The staff knew though and the effects are still there to be dealt with. Nolan tells the story of one of the lads in the yard, a 17-year-old called Barry O'Neill. The pair were close friends and the day before it happened, Cullen had rung him to ask for the lend of his new saddle to ride in the race at Wexford.
"But then when Dary was killed in it, the young lad didn't know what he should do with it. Should he leave it in on the coffin?
Should he burn it? Should he hang it up and never ride it again? I told him about a friend of mine, Eddie Hales, whose friend was killed riding and Eddie rides out in his friend's saddle every day so that every time he tags a horse, he gets a little thought of his friend.
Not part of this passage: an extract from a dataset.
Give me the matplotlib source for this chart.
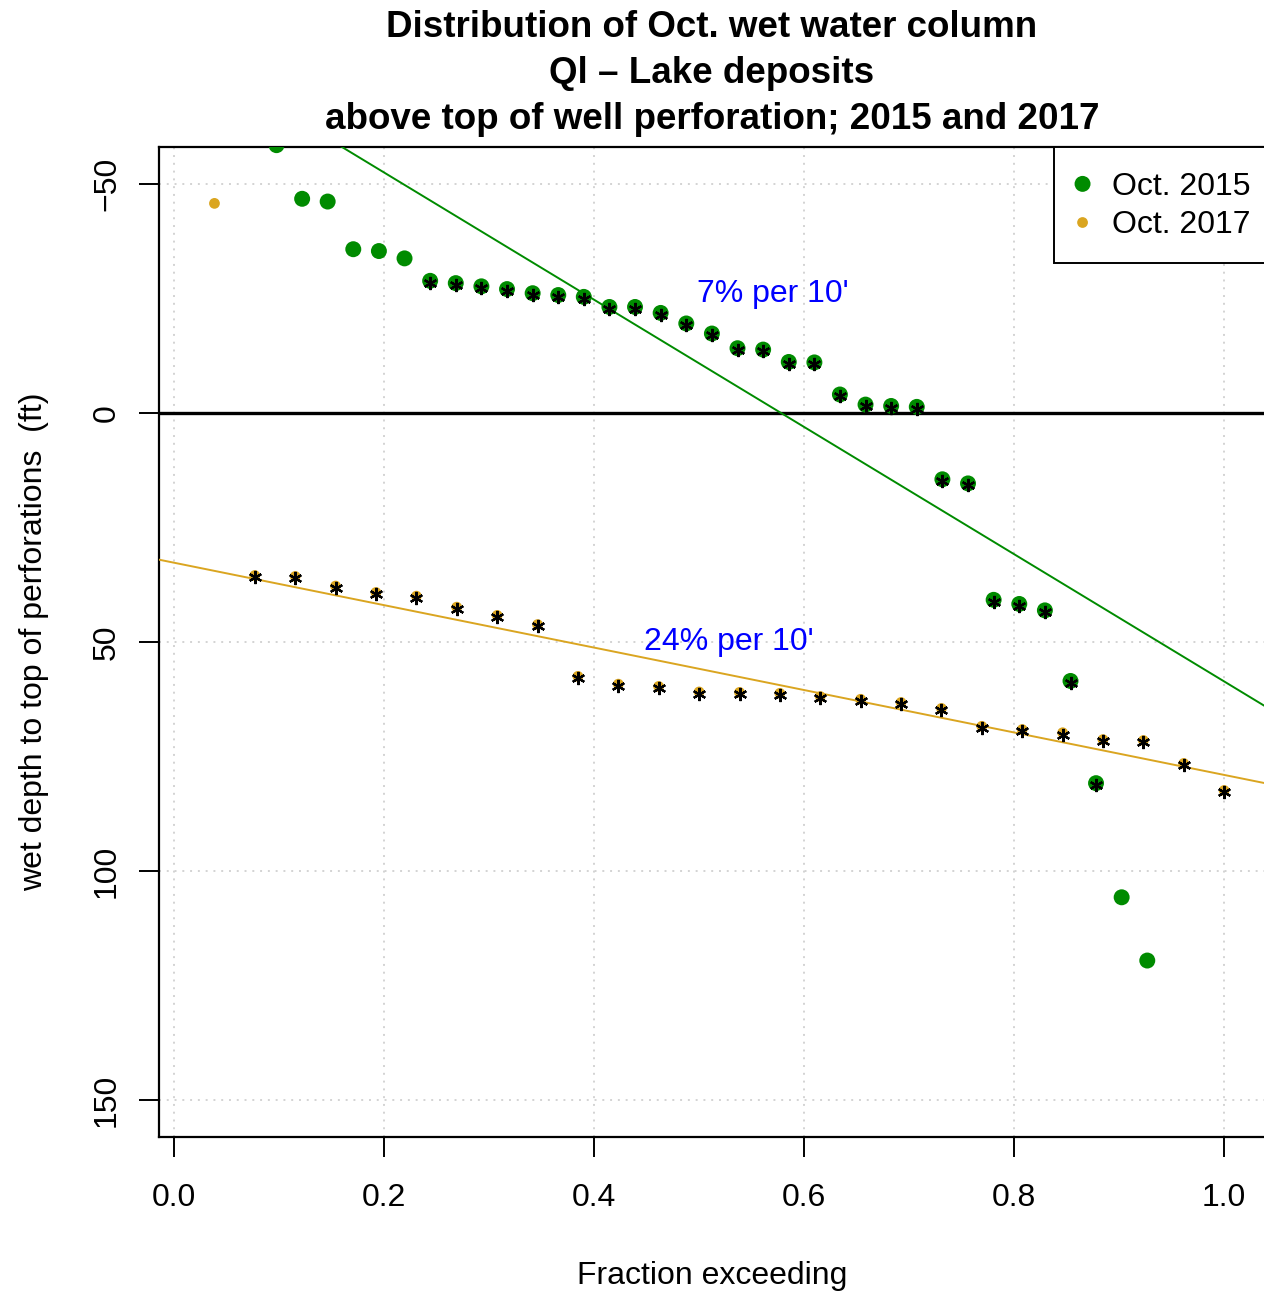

And I told Barry that that's the same way he'll be.
Every morning he puts that saddle on a horse, he'll think of Dary. So the saddle is sitting in on the rack in there and it's being ridden out on every day."
Little things to help move on. Last Friday week, a plaque was unveiled before racing at Wexford in Cullen's memory. Now, the first big fixture of the season is coming round the corner. Galway has been good to Nolan in the past, the Galway Hurdle wins of Say Again (2002) and Cloone River (2004) helping the lighting technician pick him out as he first began to appear on the national stage. Now, he has another with a fine chance in Cuan Na Grai, although he feels it should have a better one and would have if the handicapper hadn't been as impressed with his win over not especially world-beating opposition at Limerick last month.
But he'll keep on keeping on and gets only a little worked up about it. It matters but other things in life matter too. Always will.